# What is expected:
Give back exactly the lines from the one with "Output the Python" through the one with "linewidth=2.3, ax=ax, legend=False, sort=False)", inclusive, without the images.

>> Start Material supplied

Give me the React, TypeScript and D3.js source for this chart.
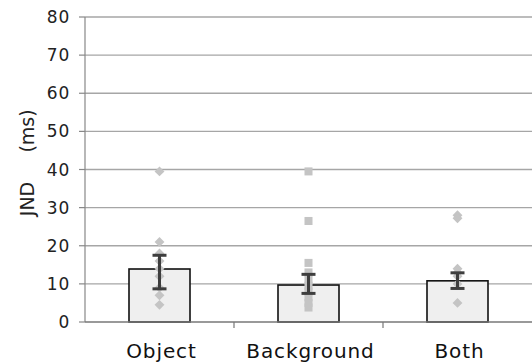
import React from 'react';
import * as d3 from 'd3';

const categories = ['Object', 'Background', 'Both'];
const means = [13.9, 9.7, 10.8];
const errLow = [8.7, 7.5, 8.8];
const errHigh = [17.5, 12.5, 12.9];
const objectPoints = [39.5, 21, 18, 16, 14, 12, 9, 7, 4.5];
const backgroundPoints = [39.5, 26.5, 15.5, 13, 11, 9.5, 8, 6.5, 5, 3.8];
const bothPoints = [28, 27.2, 14, 13, 12, 10, 5];
const yTicks = [0, 10, 20, 30, 40, 50, 60, 70, 80];

const pointSets = [objectPoints, backgroundPoints, bothPoints];
const shapes = ['diamond', 'square', 'diamond'];

const App = () => {
    const width = 532;
    const height = 364;
    const left = 85, right = 532, top = 17, bottom = 322;

    const x = d3.scaleBand().domain(categories).range([left, right]).paddingInner(0).paddingOuter(0);
    const y = d3.scaleLinear().domain([0, 80]).range([bottom, top]);
    const bw = 61;

    const diamond = d3.symbol().type(d3.symbolDiamond2).size(62)();
    const square = d3.symbol().type(d3.symbolSquare2).size(82)();

    return (
        <svg width={width} height={height}
             style={{position: 'absolute', left: 0, top: 0, background: '#fff'}}>
            {yTicks.map(t => (
                <g key={t}>
                    {t > 0 && <line x1={left} x2={right} y1={y(t)} y2={y(t)} stroke="#a6a6a6" strokeWidth={1.3}/>}
                    <line x1={left - 6} x2={left} y1={y(t)} y2={y(t)} stroke="#888" strokeWidth={1.2}/>
                    <text x={70} y={y(t)} dy="0.36em" textAnchor="end"
                          fontFamily="DejaVu Sans, sans-serif" fontSize={17} letterSpacing={0.8} fill="#222">{t}</text>
                </g>
            ))}
            <line x1={left} x2={left} y1={top} y2={bottom} stroke="#888" strokeWidth={1.2}/>
            {categories.map((c, i) => {
                const cx = x(c)! + x.bandwidth() / 2;
                return (
                    <g key={c}>
                        <rect x={cx - bw / 2} y={y(means[i])} width={bw} height={bottom - y(means[i])}
                              fill="#efefef" stroke="#111" strokeWidth={1.6}/>
                        {pointSets[i].map((v, j) => (
                            <path key={j} d={shapes[i] === 'diamond' ? diamond : square}
                                  transform={`translate(${cx},${y(v)})`} fill="#c4c4c4"/>
                        ))}
                        <g stroke="#3e3e3e" strokeWidth={3}>
                            <line x1={cx} x2={cx} y1={y(errHigh[i])} y2={y(errLow[i])}/>
                            <line x1={cx - 7} x2={cx + 7} y1={y(errHigh[i])} y2={y(errHigh[i])}/>
                            <line x1={cx - 7} x2={cx + 7} y1={y(errLow[i])} y2={y(errLow[i])}/>
                        </g>
                        <text x={cx + 2} y={358} textAnchor="middle" fontFamily="DejaVu Sans, sans-serif"
                              fontSize={20} letterSpacing={0.9} fill="#111">{c}</text>
                    </g>
                );
            })}
            <line x1={left} x2={right} y1={bottom} y2={bottom} stroke="#777" strokeWidth={1.3}/>
            {categories.slice(1).map(c => (
                <line key={c} x1={x(c)} x2={x(c)} y1={bottom} y2={bottom + 6} stroke="#777" strokeWidth={1.2}/>
            ))}
            <g fontFamily="DejaVu Sans, sans-serif" fontSize={19} fill="#222" textAnchor="middle">
                <text transform="translate(34,199) rotate(-90)">JND</text>
                <text transform="translate(34,131) rotate(-90)">(ms)</text>
            </g>
        </svg>
    );
};

export default App;
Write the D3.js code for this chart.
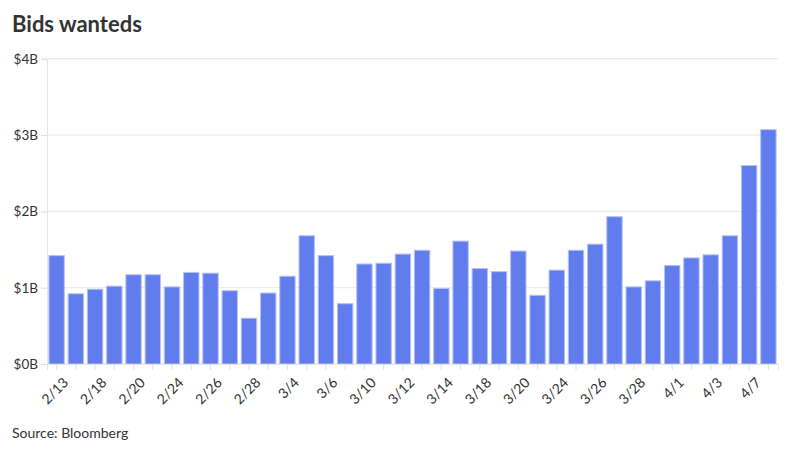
<!DOCTYPE html>
<html><head><meta charset="utf-8">
<script src="https://cdn.jsdelivr.net/npm/d3@7"></script>
<style>body{margin:0;background:#fff;font-family:Lato,"Open Sans",sans-serif;}</style>
</head><body>
<svg id="c" width="800" height="450"></svg>
<script>
const dates = ["2/13","2/14","2/18","2/19","2/20","2/21","2/24","2/25","2/26","2/27","2/28","3/3","3/4","3/5","3/6","3/7","3/10","3/11","3/12","3/13","3/14","3/17","3/18","3/19","3/20","3/21","3/24","3/25","3/26","3/27","3/28","3/31","4/1","4/2","4/3","4/4","4/7","4/8"];
const values = [1.42,0.92,0.98,1.02,1.17,1.17,1.01,1.20,1.19,0.96,0.60,0.93,1.15,1.68,1.42,0.79,1.31,1.32,1.44,1.49,0.99,1.61,1.25,1.21,1.48,0.90,1.23,1.49,1.57,1.93,1.01,1.09,1.29,1.39,1.43,1.68,2.60,3.07];
const yTicks = [0,1,2,3,4];

const svg = d3.select("#c");
const m = {l:47, r:22, t:58.7, b:86};
const W = 800, H = 450;
const x = d3.scaleBand().domain(dates).range([m.l, W-m.r]).paddingInner(0.2).paddingOuter(0.1);
const y = d3.scaleLinear().domain([0,4]).range([364, 58.7]);

svg.append("text").attr("x",12).attr("y",32).attr("font-size",22).attr("font-weight",700)
  .attr("fill","#333").attr("font-family","Lato").text("Bids wanteds");

// grid
svg.append("g").selectAll("line").data(yTicks).join("line")
  .attr("x1",m.l).attr("x2",W-m.r).attr("y1",d=>y(d)).attr("y2",d=>y(d))
  .attr("stroke","#e8e8ec").attr("stroke-width",1);

// y axis
const ya = svg.append("g").attr("transform",`translate(${m.l},0)`)
  .call(d3.axisLeft(y).tickValues(yTicks).tickSize(6).tickPadding(3).tickFormat(d=>"$"+d+"B"));
ya.select(".domain").attr("stroke","#e6e6ea");
ya.selectAll(".tick line").attr("stroke","#e0e0e4");
ya.selectAll("text").attr("font-size",13.5).attr("fill","#333").attr("font-family","Lato");

// bars
svg.append("g").selectAll("rect").data(values).join("rect")
  .attr("x",(d,i)=>x(dates[i])).attr("width",x.bandwidth())
  .attr("y",d=>y(d)).attr("height",d=>y(0)-y(d))
  .attr("fill","#617ded").attr("stroke","#b4c1f5").attr("stroke-width",1);

// x axis
const xa = svg.append("g").attr("transform",`translate(0,364)`)
  .call(d3.axisBottom(x).tickSize(6).tickPadding(4).tickFormat((d,i)=> i%2===0 ? d : ""));
xa.select(".domain").attr("stroke","#e6e6ea");
xa.selectAll(".tick line").attr("stroke","#e0e0e4");
xa.selectAll("text").attr("font-size",14).attr("fill","#333").attr("font-family","Lato")
  .attr("text-anchor","end").attr("dy","0.35em")
  .attr("transform","translate(2,9) rotate(-45)");

svg.append("text").attr("x",12).attr("y",438).attr("font-size",14).attr("fill","#333")
  .attr("font-family","Lato").text("Source: Bloomberg");
</script>
</body></html>
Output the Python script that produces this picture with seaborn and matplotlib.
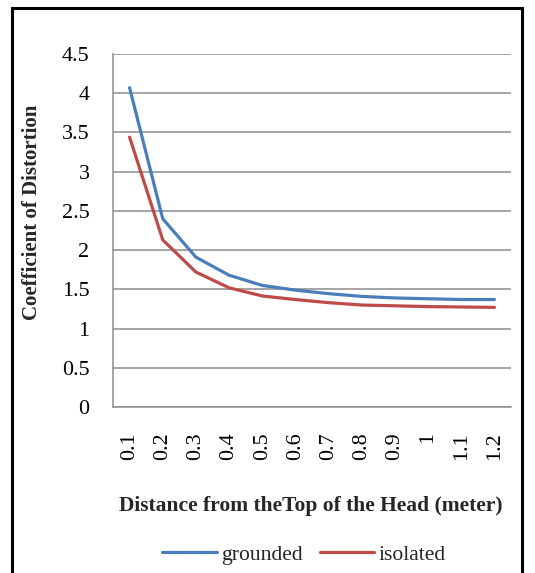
import matplotlib
matplotlib.use("Agg")
import matplotlib.pyplot as plt
import matplotlib.patches as mpatches
import seaborn as sns
import pandas as pd

distance = ["0.1", "0.2", "0.3", "0.4", "0.5", "0.6", "0.7", "0.8", "0.9", "1", "1.1", "1.2"]
grounded = [4.07, 2.40, 1.91, 1.68, 1.55, 1.49, 1.445, 1.41, 1.39, 1.38, 1.37, 1.37]
isolated = [3.44, 2.13, 1.72, 1.52, 1.415, 1.37, 1.33, 1.30, 1.29, 1.28, 1.275, 1.27]
yticks = [0, 0.5, 1, 1.5, 2, 2.5, 3, 3.5, 4, 4.5]
ytick_labels = ["0", "0.5", "1", "1.5", "2", "2.5", "3", "3.5", "4", "4.5"]

sns.set_theme(style="white")
plt.rcParams["font.family"] = ["Liberation Serif", "DejaVu Serif"]

df = pd.DataFrame({
    "distance": distance * 2,
    "value": grounded + isolated,
    "series": ["grounded"] * len(distance) + ["isolated"] * len(distance),
})

W, H = 535, 573
fig = plt.figure(figsize=(W / 100, H / 100), dpi=100)
ax = fig.add_axes([113 / W, 1 - 407 / H, (511 - 113) / W, (407 - 54) / H])

sns.lineplot(data=df, x="distance", y="value", hue="series",
             palette={"grounded": "#4A7EBB", "isolated": "#BE4B48"},
             linewidth=2.3, ax=ax, legend=False, sort=False)

ax.set_xlim(-0.5, len(distance) - 0.5)
ax.set_ylim(0, 4.5)
ax.set_yticks(yticks)
ax.set_yticklabels(ytick_labels)
ax.set_xticks(range(len(distance)))
ax.set_xticklabels(distance, rotation=90)
ax.tick_params(axis="y", length=0, pad=17, labelsize=15.8, colors="black")
ax.tick_params(axis="x", length=0, pad=18, labelsize=15.8, colors="black")
ax.grid(axis="y", color="#8C8C8C", linewidth=1.1)
ax.grid(axis="x", visible=False)
for s in ["top", "right"]:
    ax.spines[s].set_visible(False)
for s in ["left", "bottom"]:
    ax.spines[s].set_color("#8C8C8C")
    ax.spines[s].set_linewidth(1.1)
ax.set_xlabel("")
ax.set_ylabel("")

fig.text(32 / W, 1 - 212 / H, "Coefficient of Distortion", rotation=90,
         ha="center", va="center", fontsize=15, fontweight="bold")
fig.text(311 / W, 1 - 506 / H, "Distance from theTop of the Head (meter)",
         ha="center", va="center", fontsize=15.5, fontweight="bold")

handles = [plt.Line2D([], [], color="#4A7EBB", linewidth=2.3),
           plt.Line2D([], [], color="#BE4B48", linewidth=2.3)]
fig.legend(handles, ["grounded", "isolated"], loc="center",
           bbox_to_anchor=(304 / W, 1 - 555 / H), ncol=2, frameon=False,
           fontsize=15.6, handlelength=2.5, handletextpad=0.2, columnspacing=0.8)

border = mpatches.Rectangle((12 / W, -0.05), (522 - 12) / W, 1 - 8 / H + 0.05,
                            transform=fig.transFigure, fill=False,
                            edgecolor="black", linewidth=2.2, clip_on=False)
fig.patches.append(border)

fig.savefig("out.png", dpi=100)
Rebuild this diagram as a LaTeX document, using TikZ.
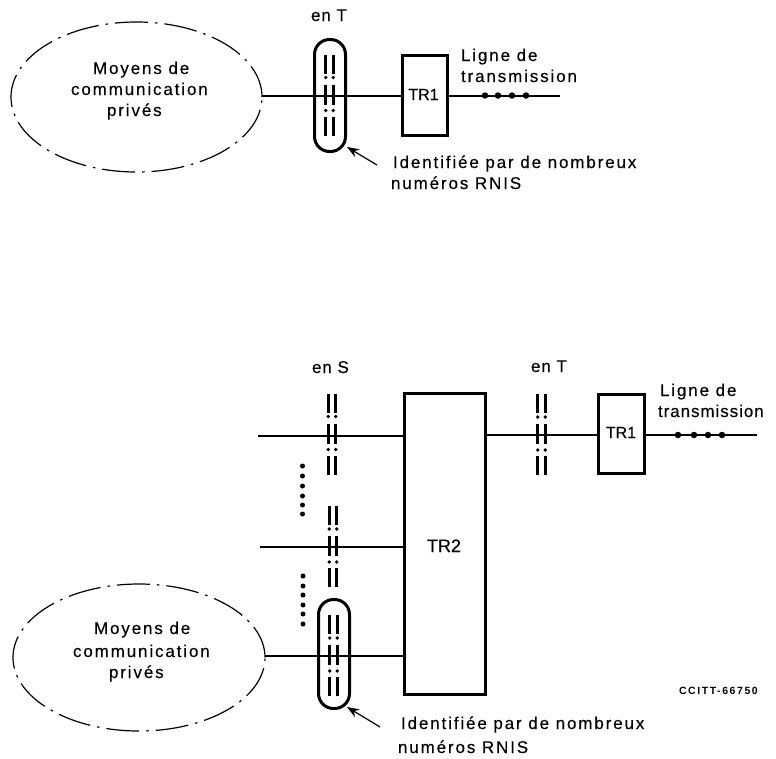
\documentclass[tikz,border=0pt]{standalone}
\usepackage{fontspec}
\setmainfont[FakeBold=0.25]{Liberation Sans}
\newfontfamily\wideface[LetterSpace=11,FakeBold=0.25]{Liberation Sans}
\newfontfamily\midface[LetterSpace=5.5,FakeBold=0.25]{Liberation Sans}
\newfontfamily\boldface[LetterSpace=15]{Liberation Sans Bold}
\usetikzlibrary{arrows.meta,shapes.geometric}
\tikzset{
  x=1pt,y=-1pt,
  every node/.style={inner sep=0pt,outer sep=0pt},
  txt/.style={anchor=base west,font=\wideface\fontsize{17}{20}\selectfont,text=black},
  midtxt/.style={anchor=base west,font=\midface\fontsize{17}{20}\selectfont,text=black},
  boxtxt/.style={anchor=base,font=\fontsize{16}{20}\selectfont,text=black},
  wire/.style={line width=2pt,black},
  box/.style={draw=black,line width=3pt,rectangle},
  cloud/.style={draw=black,line width=1.2pt,ellipse,dash pattern=on 33pt off 7pt on 2.5pt off 7pt},
  capsule/.style={draw=black,line width=3pt,rectangle,rounded corners=15pt,minimum width=31pt},
  bar/.style={line width=3pt,black},
  pt/.style={circle,fill=black,minimum size=3.8pt},
  bead/.style={circle,fill=black,minimum size=6.5pt},
  vd/.style={circle,fill=black,minimum size=5pt},
  pointer/.style={line width=1.2pt,-{Stealth[length=12pt,width=9pt]}}
}
% interrupted interface: two broken bars centred on (x,y)
\newcommand{\iface}[2]{%
  \foreach \dx in {-3.7,3.7}{%
    \draw[bar] (#1+\dx,#2-41) -- (#1+\dx,#2-22);
    \draw[bar] (#1+\dx,#2-11) -- (#1+\dx,#2+9);
    \draw[bar] (#1+\dx,#2+21) -- (#1+\dx,#2+40);
    \node[pt] at (#1+\dx,#2-18) {};
    \node[pt] at (#1+\dx,#2+15) {};
  }}
\begin{document}
\begin{tikzpicture}
\useasboundingbox (0,0) rectangle (776,758);
% ---- upper part
\node[cloud,minimum width=251pt,minimum height=150pt] (e1) at (136.5,97) {};
\node[capsule,minimum height=112pt] (c1) at (330,95.5) {};
\node[box,minimum width=45pt,minimum height=80pt] (t1) at (425,95.5) {};
\coordinate (end1) at (560,95.5);
\draw[wire] (e1.east|-t1.west) -- (t1.west);
\draw[wire] (t1.east) -- (end1);
\foreach \n/\x in {a/485,b/498,c/512,d/526}{\node[bead] (u\n) at (\x,95.5) {};}
\iface{329.5}{95.5}
\node[midtxt] (l1) at (311,21) {en T};
\node[boxtxt] (l2) at (423.5,100) {TR1};
\node[txt] (l3) at (461,61) {Ligne de};
\node[txt] (l4) at (461,82) {transmission};
\node[txt] (l5) at (393,168) {Identifiée par de nombreux};
\node[txt] (l6) at (391,189) {numéros RNIS};
\node[txt] (m1) at (93,74) {Moyens de};
\node[txt] (m2) at (71,95) {communication};
\node[txt] (m3) at (107,116) {privés};
\coordinate (p1) at (377,165);
\draw[pointer] (p1) -- ([shift={(1.5,-4.5)}]c1.south east);
% ---- lower part
\node[box,minimum width=81pt,minimum height=300.5pt] (t2) at (445,543.8) {};
\node[box,minimum width=46pt,minimum height=79pt] (t3) at (621.5,434) {};
\coordinate (s1) at (258,436);
\coordinate (s2) at (260,547);
\coordinate (end2) at (757,435);
\node[cloud,minimum width=252pt,minimum height=147pt] (e2) at (139,657.5) {};
\node[capsule,minimum height=109pt] (c2) at (334,654) {};
\coordinate (s3) at (e2.east|-0,656);
\draw[wire] (s1) -- (s1-|t2.west);
\draw[wire] (s2) -- (s2-|t2.west);
\draw[wire] (s3) -- (s3-|t2.west);
\draw[wire] (t2.east|-end2) -- (t3.west|-end2);
\draw[wire] (t3.east|-end2) -- (end2);
\foreach \n/\x in {a/678,b/694,c/708,d/722}{\node[bead] (v\n) at (\x,435) {};}
\iface{332}{434.5}
\iface{333}{547}
\iface{333.5}{656}
\iface{541.5}{435}
\foreach \n/\y in {a/466,b/476,c/486,d/496,e/505,f/514}{\node[vd] (w\n) at (302.5,\y) {};}
\foreach \n/\y in {a/576,b/586,c/595,d/605,e/614,f/624}{\node[vd] (x\n) at (303,\y) {};}
\node[midtxt] (n1) at (312,373) {en S};
\node[midtxt] (n2) at (531,372) {en T};
\node[boxtxt] (n3) at (621,438) {TR1};
\node[boxtxt,font=\fontsize{18}{20}\selectfont] (n4) at (444,552) {TR2};
\node[txt] (n5) at (660,396) {Ligne de};
\node[midtxt] (n6) at (658,417) {transmission};
\node[txt] (n7) at (401,729) {Identifiée par de nombreux};
\node[txt] (n8) at (398,753) {numéros RNIS};
\node[txt] (m4) at (94,634) {Moyens de};
\node[txt] (m5) at (73,657) {communication};
\node[txt] (m6) at (109,678) {privés};
\node[anchor=base west,font=\boldface\fontsize{10.5}{12}\selectfont] (n9) at (679,694) {CCITT-66750};
\coordinate (p2) at (380,727);
\draw[pointer] (p2) -- ([shift={(-2.5,-1.5)}]c2.south east);
\end{tikzpicture}
\end{document}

>> End Material supplied

# Task result:
Output the Python script that produces this picture with seaborn and matplotlib.
import matplotlib
matplotlib.use("Agg")
import matplotlib.pyplot as plt
import matplotlib.patches as mpatches
import seaborn as sns
import pandas as pd

distance = ["0.1", "0.2", "0.3", "0.4", "0.5", "0.6", "0.7", "0.8", "0.9", "1", "1.1", "1.2"]
grounded = [4.07, 2.40, 1.91, 1.68, 1.55, 1.49, 1.445, 1.41, 1.39, 1.38, 1.37, 1.37]
isolated = [3.44, 2.13, 1.72, 1.52, 1.415, 1.37, 1.33, 1.30, 1.29, 1.28, 1.275, 1.27]
yticks = [0, 0.5, 1, 1.5, 2, 2.5, 3, 3.5, 4, 4.5]
ytick_labels = ["0", "0.5", "1", "1.5", "2", "2.5", "3", "3.5", "4", "4.5"]

sns.set_theme(style="white")
plt.rcParams["font.family"] = ["Liberation Serif", "DejaVu Serif"]

df = pd.DataFrame({
    "distance": distance * 2,
    "value": grounded + isolated,
    "series": ["grounded"] * len(distance) + ["isolated"] * len(distance),
})

W, H = 535, 573
fig = plt.figure(figsize=(W / 100, H / 100), dpi=100)
ax = fig.add_axes([113 / W, 1 - 407 / H, (511 - 113) / W, (407 - 54) / H])

sns.lineplot(data=df, x="distance", y="value", hue="series",
             palette={"grounded": "#4A7EBB", "isolated": "#BE4B48"},
             linewidth=2.3, ax=ax, legend=False, sort=False)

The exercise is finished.